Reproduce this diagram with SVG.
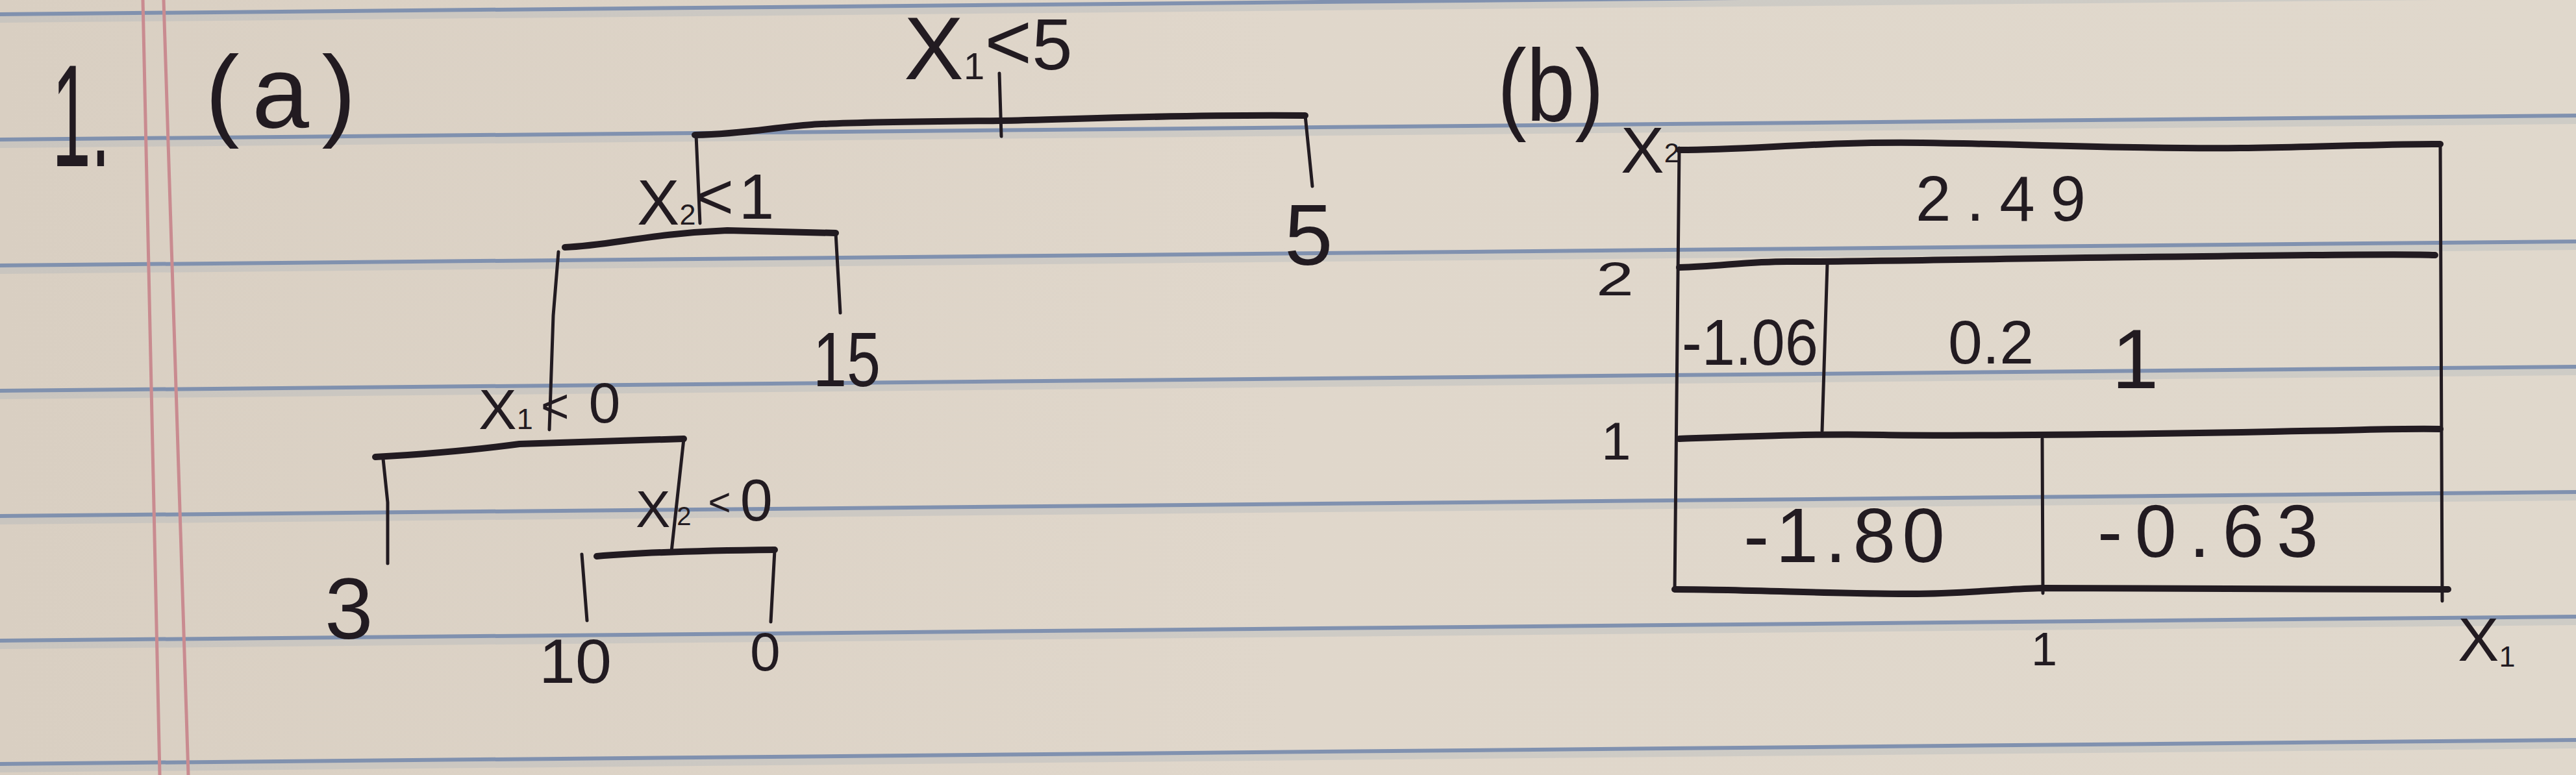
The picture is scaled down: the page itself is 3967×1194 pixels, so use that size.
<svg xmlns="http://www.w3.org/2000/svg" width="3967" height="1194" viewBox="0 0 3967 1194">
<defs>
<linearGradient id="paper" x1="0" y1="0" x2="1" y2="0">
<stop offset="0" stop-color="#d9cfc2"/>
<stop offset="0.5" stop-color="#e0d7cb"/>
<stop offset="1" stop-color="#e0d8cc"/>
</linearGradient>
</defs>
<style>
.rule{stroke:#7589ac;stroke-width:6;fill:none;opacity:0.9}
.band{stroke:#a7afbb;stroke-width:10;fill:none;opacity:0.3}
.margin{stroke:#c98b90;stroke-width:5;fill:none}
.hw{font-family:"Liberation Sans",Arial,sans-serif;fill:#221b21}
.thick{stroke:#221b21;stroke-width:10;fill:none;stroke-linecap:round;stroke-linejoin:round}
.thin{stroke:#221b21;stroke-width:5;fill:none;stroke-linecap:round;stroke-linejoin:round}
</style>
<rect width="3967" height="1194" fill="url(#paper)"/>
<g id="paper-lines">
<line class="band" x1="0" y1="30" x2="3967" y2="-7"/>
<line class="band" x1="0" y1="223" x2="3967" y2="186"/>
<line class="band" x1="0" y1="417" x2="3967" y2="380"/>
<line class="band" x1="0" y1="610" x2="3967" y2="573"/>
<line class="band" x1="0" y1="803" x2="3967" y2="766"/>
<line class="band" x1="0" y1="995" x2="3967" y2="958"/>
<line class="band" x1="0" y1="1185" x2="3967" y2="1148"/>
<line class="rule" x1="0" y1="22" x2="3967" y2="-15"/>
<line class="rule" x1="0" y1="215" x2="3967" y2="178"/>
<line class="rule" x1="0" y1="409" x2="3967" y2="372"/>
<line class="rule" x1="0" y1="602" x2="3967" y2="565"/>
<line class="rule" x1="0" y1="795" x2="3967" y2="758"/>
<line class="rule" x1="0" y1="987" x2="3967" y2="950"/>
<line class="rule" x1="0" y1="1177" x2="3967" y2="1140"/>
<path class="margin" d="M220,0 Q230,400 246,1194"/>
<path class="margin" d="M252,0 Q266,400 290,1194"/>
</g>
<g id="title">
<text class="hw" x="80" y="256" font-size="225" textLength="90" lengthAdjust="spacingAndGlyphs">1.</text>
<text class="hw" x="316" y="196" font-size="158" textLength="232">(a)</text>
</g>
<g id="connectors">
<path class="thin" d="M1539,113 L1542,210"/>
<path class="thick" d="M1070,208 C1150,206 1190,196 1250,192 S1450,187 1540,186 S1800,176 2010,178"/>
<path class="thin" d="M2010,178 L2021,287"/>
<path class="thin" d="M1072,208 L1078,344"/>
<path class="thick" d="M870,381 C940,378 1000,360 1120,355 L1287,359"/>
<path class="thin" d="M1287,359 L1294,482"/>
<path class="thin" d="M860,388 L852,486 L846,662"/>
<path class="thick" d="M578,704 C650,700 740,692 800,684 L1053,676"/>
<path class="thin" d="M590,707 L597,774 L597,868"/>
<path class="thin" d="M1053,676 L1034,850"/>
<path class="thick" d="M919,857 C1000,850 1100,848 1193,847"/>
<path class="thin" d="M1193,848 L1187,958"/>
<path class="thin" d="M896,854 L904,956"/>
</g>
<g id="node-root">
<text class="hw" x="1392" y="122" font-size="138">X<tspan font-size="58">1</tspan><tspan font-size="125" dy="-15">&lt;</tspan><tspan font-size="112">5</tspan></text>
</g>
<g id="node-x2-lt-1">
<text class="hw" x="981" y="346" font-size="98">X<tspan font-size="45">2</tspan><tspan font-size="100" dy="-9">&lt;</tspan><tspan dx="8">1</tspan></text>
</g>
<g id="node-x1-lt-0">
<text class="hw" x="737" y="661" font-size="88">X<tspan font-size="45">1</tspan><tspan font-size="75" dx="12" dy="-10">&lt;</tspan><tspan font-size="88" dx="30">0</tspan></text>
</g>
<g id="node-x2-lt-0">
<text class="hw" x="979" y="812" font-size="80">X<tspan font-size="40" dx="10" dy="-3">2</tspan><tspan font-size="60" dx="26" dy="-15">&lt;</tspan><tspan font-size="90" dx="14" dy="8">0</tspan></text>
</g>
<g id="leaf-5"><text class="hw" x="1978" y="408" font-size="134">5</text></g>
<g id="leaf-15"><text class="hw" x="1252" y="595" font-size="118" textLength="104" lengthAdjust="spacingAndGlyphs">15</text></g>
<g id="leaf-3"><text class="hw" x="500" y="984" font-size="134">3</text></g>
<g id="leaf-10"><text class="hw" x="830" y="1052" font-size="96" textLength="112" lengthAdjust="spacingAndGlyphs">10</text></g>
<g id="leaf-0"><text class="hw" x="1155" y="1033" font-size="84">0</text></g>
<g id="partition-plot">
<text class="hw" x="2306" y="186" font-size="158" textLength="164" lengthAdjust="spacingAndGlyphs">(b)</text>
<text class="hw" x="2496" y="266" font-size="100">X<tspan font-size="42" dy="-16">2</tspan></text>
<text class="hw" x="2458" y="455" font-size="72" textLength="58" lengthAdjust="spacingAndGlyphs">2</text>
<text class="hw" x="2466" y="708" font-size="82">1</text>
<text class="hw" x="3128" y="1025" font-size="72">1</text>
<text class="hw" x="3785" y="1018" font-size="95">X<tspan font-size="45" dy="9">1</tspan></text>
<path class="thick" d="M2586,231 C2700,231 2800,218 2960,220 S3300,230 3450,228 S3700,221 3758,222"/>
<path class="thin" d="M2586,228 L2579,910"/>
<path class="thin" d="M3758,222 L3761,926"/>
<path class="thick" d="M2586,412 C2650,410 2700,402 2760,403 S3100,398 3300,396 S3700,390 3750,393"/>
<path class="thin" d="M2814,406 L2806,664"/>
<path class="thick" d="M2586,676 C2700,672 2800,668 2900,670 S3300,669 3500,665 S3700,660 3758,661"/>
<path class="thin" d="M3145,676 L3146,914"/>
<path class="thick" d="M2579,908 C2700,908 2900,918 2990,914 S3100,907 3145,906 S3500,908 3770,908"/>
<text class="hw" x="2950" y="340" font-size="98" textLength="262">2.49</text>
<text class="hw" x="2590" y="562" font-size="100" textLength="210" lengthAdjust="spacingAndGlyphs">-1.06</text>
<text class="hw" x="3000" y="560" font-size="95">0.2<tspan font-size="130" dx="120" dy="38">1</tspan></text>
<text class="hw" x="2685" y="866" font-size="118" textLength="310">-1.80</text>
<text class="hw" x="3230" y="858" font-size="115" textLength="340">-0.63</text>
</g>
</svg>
::::
* _Task_:
Leave out the pictures and restate everything else word for word.

* _Complete output_:
Reproduce this diagram with SVG.
The picture is scaled down: the page itself is 3967×1194 pixels, so use that size.
<svg xmlns="http://www.w3.org/2000/svg" width="3967" height="1194" viewBox="0 0 3967 1194">
<defs>
<linearGradient id="paper" x1="0" y1="0" x2="1" y2="0">
<stop offset="0" stop-color="#d9cfc2"/>
<stop offset="0.5" stop-color="#e0d7cb"/>
<stop offset="1" stop-color="#e0d8cc"/>
</linearGradient>
</defs>
<style>
.rule{stroke:#7589ac;stroke-width:6;fill:none;opacity:0.9}
.band{stroke:#a7afbb;stroke-width:10;fill:none;opacity:0.3}
.margin{stroke:#c98b90;stroke-width:5;fill:none}
.hw{font-family:"Liberation Sans",Arial,sans-serif;fill:#221b21}
.thick{stroke:#221b21;stroke-width:10;fill:none;stroke-linecap:round;stroke-linejoin:round}
.thin{stroke:#221b21;stroke-width:5;fill:none;stroke-linecap:round;stroke-linejoin:round}
</style>
<rect width="3967" height="1194" fill="url(#paper)"/>
<g id="paper-lines">
<line class="band" x1="0" y1="30" x2="3967" y2="-7"/>
<line class="band" x1="0" y1="223" x2="3967" y2="186"/>
<line class="band" x1="0" y1="417" x2="3967" y2="380"/>
<line class="band" x1="0" y1="610" x2="3967" y2="573"/>
<line class="band" x1="0" y1="803" x2="3967" y2="766"/>
<line class="band" x1="0" y1="995" x2="3967" y2="958"/>
<line class="band" x1="0" y1="1185" x2="3967" y2="1148"/>
<line class="rule" x1="0" y1="22" x2="3967" y2="-15"/>
<line class="rule" x1="0" y1="215" x2="3967" y2="178"/>
<line class="rule" x1="0" y1="409" x2="3967" y2="372"/>
<line class="rule" x1="0" y1="602" x2="3967" y2="565"/>
<line class="rule" x1="0" y1="795" x2="3967" y2="758"/>
<line class="rule" x1="0" y1="987" x2="3967" y2="950"/>
<line class="rule" x1="0" y1="1177" x2="3967" y2="1140"/>
<path class="margin" d="M220,0 Q230,400 246,1194"/>
<path class="margin" d="M252,0 Q266,400 290,1194"/>
</g>
<g id="title">
<text class="hw" x="80" y="256" font-size="225" textLength="90" lengthAdjust="spacingAndGlyphs">1.</text>
<text class="hw" x="316" y="196" font-size="158" textLength="232">(a)</text>
</g>
<g id="connectors">
<path class="thin" d="M1539,113 L1542,210"/>
<path class="thick" d="M1070,208 C1150,206 1190,196 1250,192 S1450,187 1540,186 S1800,176 2010,178"/>
<path class="thin" d="M2010,178 L2021,287"/>
<path class="thin" d="M1072,208 L1078,344"/>
<path class="thick" d="M870,381 C940,378 1000,360 1120,355 L1287,359"/>
<path class="thin" d="M1287,359 L1294,482"/>
<path class="thin" d="M860,388 L852,486 L846,662"/>
<path class="thick" d="M578,704 C650,700 740,692 800,684 L1053,676"/>
<path class="thin" d="M590,707 L597,774 L597,868"/>
<path class="thin" d="M1053,676 L1034,850"/>
<path class="thick" d="M919,857 C1000,850 1100,848 1193,847"/>
<path class="thin" d="M1193,848 L1187,958"/>
<path class="thin" d="M896,854 L904,956"/>
</g>
<g id="node-root">
<text class="hw" x="1392" y="122" font-size="138">X<tspan font-size="58">1</tspan><tspan font-size="125" dy="-15">&lt;</tspan><tspan font-size="112">5</tspan></text>
</g>
<g id="node-x2-lt-1">
<text class="hw" x="981" y="346" font-size="98">X<tspan font-size="45">2</tspan><tspan font-size="100" dy="-9">&lt;</tspan><tspan dx="8">1</tspan></text>
</g>
<g id="node-x1-lt-0">
<text class="hw" x="737" y="661" font-size="88">X<tspan font-size="45">1</tspan><tspan font-size="75" dx="12" dy="-10">&lt;</tspan><tspan font-size="88" dx="30">0</tspan></text>
</g>
<g id="node-x2-lt-0">
<text class="hw" x="979" y="812" font-size="80">X<tspan font-size="40" dx="10" dy="-3">2</tspan><tspan font-size="60" dx="26" dy="-15">&lt;</tspan><tspan font-size="90" dx="14" dy="8">0</tspan></text>
</g>
<g id="leaf-5"><text class="hw" x="1978" y="408" font-size="134">5</text></g>
<g id="leaf-15"><text class="hw" x="1252" y="595" font-size="118" textLength="104" lengthAdjust="spacingAndGlyphs">15</text></g>
<g id="leaf-3"><text class="hw" x="500" y="984" font-size="134">3</text></g>
<g id="leaf-10"><text class="hw" x="830" y="1052" font-size="96" textLength="112" lengthAdjust="spacingAndGlyphs">10</text></g>
<g id="leaf-0"><text class="hw" x="1155" y="1033" font-size="84">0</text></g>
<g id="partition-plot">
<text class="hw" x="2306" y="186" font-size="158" textLength="164" lengthAdjust="spacingAndGlyphs">(b)</text>
<text class="hw" x="2496" y="266" font-size="100">X<tspan font-size="42" dy="-16">2</tspan></text>
<text class="hw" x="2458" y="455" font-size="72" textLength="58" lengthAdjust="spacingAndGlyphs">2</text>
<text class="hw" x="2466" y="708" font-size="82">1</text>
<text class="hw" x="3128" y="1025" font-size="72">1</text>
<text class="hw" x="3785" y="1018" font-size="95">X<tspan font-size="45" dy="9">1</tspan></text>
<path class="thick" d="M2586,231 C2700,231 2800,218 2960,220 S3300,230 3450,228 S3700,221 3758,222"/>
<path class="thin" d="M2586,228 L2579,910"/>
<path class="thin" d="M3758,222 L3761,926"/>
<path class="thick" d="M2586,412 C2650,410 2700,402 2760,403 S3100,398 3300,396 S3700,390 3750,393"/>
<path class="thin" d="M2814,406 L2806,664"/>
<path class="thick" d="M2586,676 C2700,672 2800,668 2900,670 S3300,669 3500,665 S3700,660 3758,661"/>
<path class="thin" d="M3145,676 L3146,914"/>
<path class="thick" d="M2579,908 C2700,908 2900,918 2990,914 S3100,907 3145,906 S3500,908 3770,908"/>
<text class="hw" x="2950" y="340" font-size="98" textLength="262">2.49</text>
<text class="hw" x="2590" y="562" font-size="100" textLength="210" lengthAdjust="spacingAndGlyphs">-1.06</text>
<text class="hw" x="3000" y="560" font-size="95">0.2<tspan font-size="130" dx="120" dy="38">1</tspan></text>
<text class="hw" x="2685" y="866" font-size="118" textLength="310">-1.80</text>
<text class="hw" x="3230" y="858" font-size="115" textLength="340">-0.63</text>
</g>
</svg>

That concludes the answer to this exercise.